Thursday, November 04, 2004

Hold the door

Small courtesies seem to mean more in the city than elsewhere, maybe because so many opportunities for them are missed and because they are so little expected. In cities there is a sense one must aggressively pursue one's own interest as there seems a scarcity of time and space, or at least a frustration at having to share so much of it with people who are much less like you than they would be in small towns. But this frustration is also the source of the city's sublimity: this ability to connect, however ephemerally, with total strangers, with people whose lives you can't imagine, is a chance to enlarge youself, to be without a social horizon. (Of course some prefer social horizons, some like the idea that they'll never meet a person who can teach them anything).
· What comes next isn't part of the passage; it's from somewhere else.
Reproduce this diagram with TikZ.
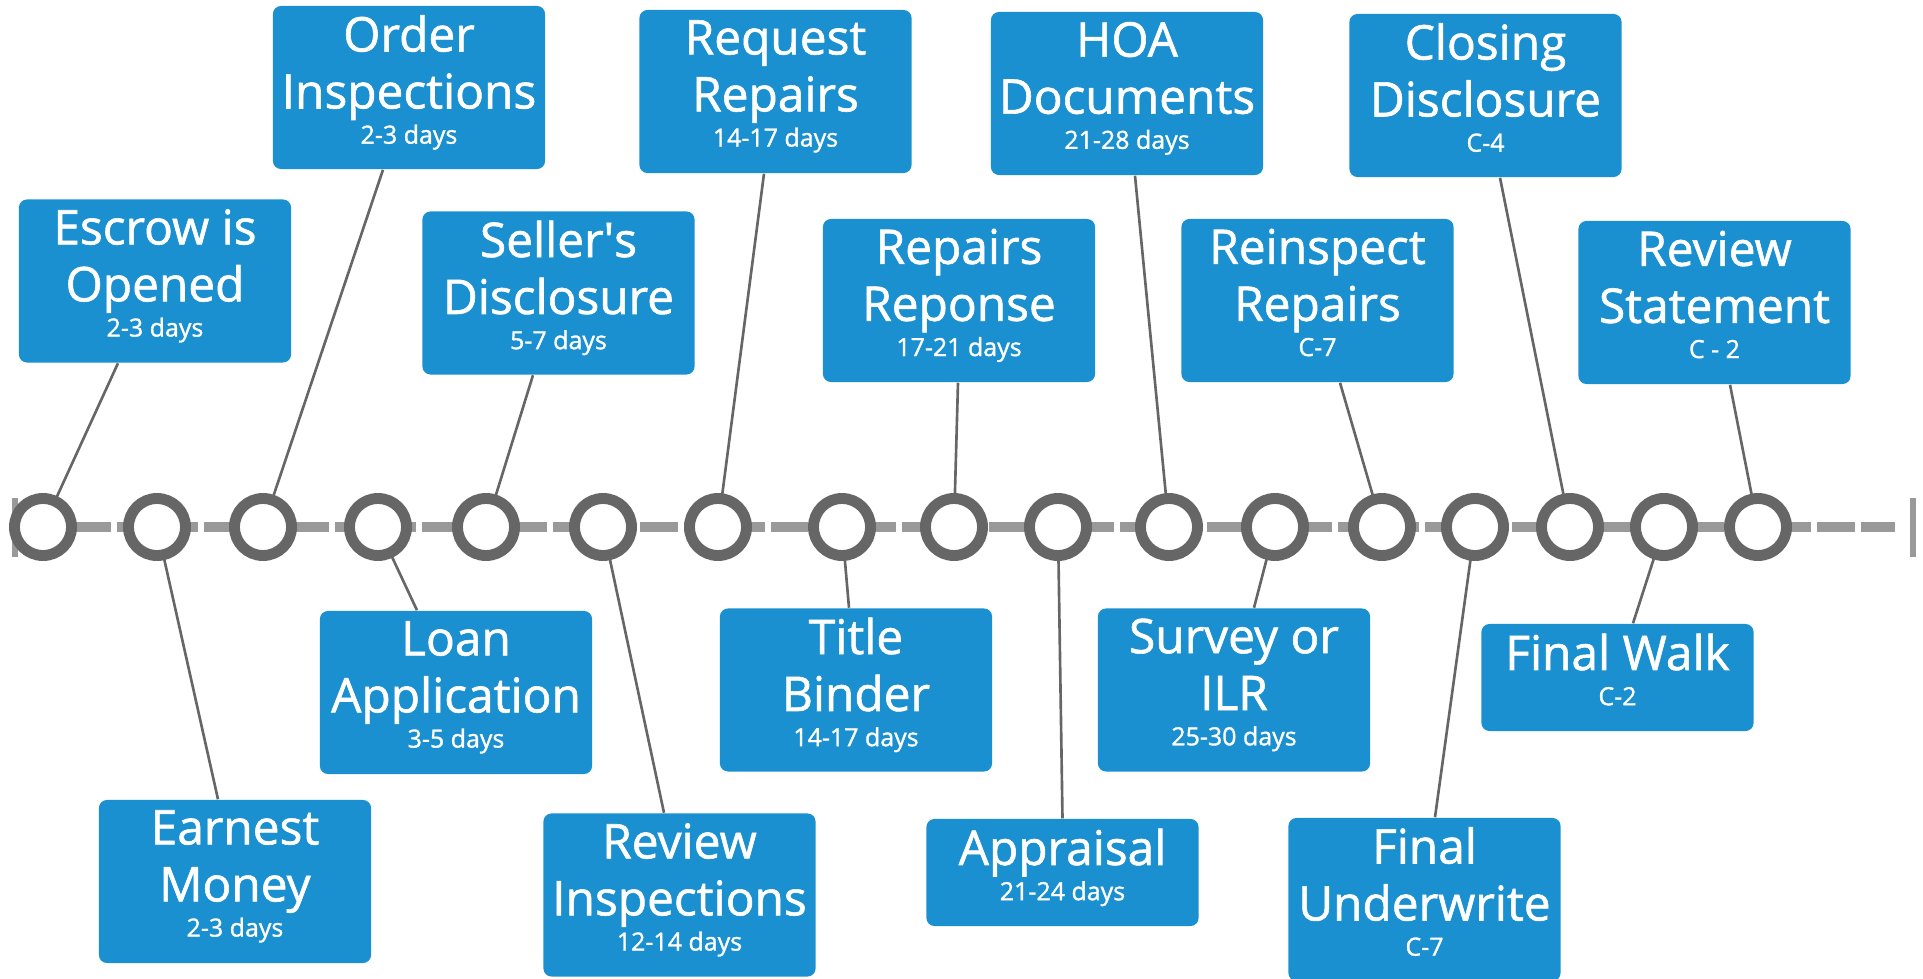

The courtesies I am thinking of hinge upon a moment of hesitation, the extra moment someone waits to hold the iron gate open when leaving the subway stop, or the moment one waits to let you off the elevator. It takes much less time for the hesitation to register and surprise others, and usually they let you know its been recognized with a note of sincerity in their thanks that is impossible to miss. It takes just the slightest pause to make someone else think, oh, you didn't have to do that, thanks. This moment of waiting becomes a leisurely moment snatched from a day of compulsory hurriedness. Its a moment where you assert the priorities of social interaction above those of business, and perhaps because that itself is so rare that these moments feel more precious.

1 comment:

  1. I live in a mid-sized Southern city and those "small courtesies" are become rarer, unfortunately. I always make an effort to hold doors, say "thank you" to store clerks and use my turn signal. However, it's not as widespread as it should be and is a sign of a decline in traditional values in general.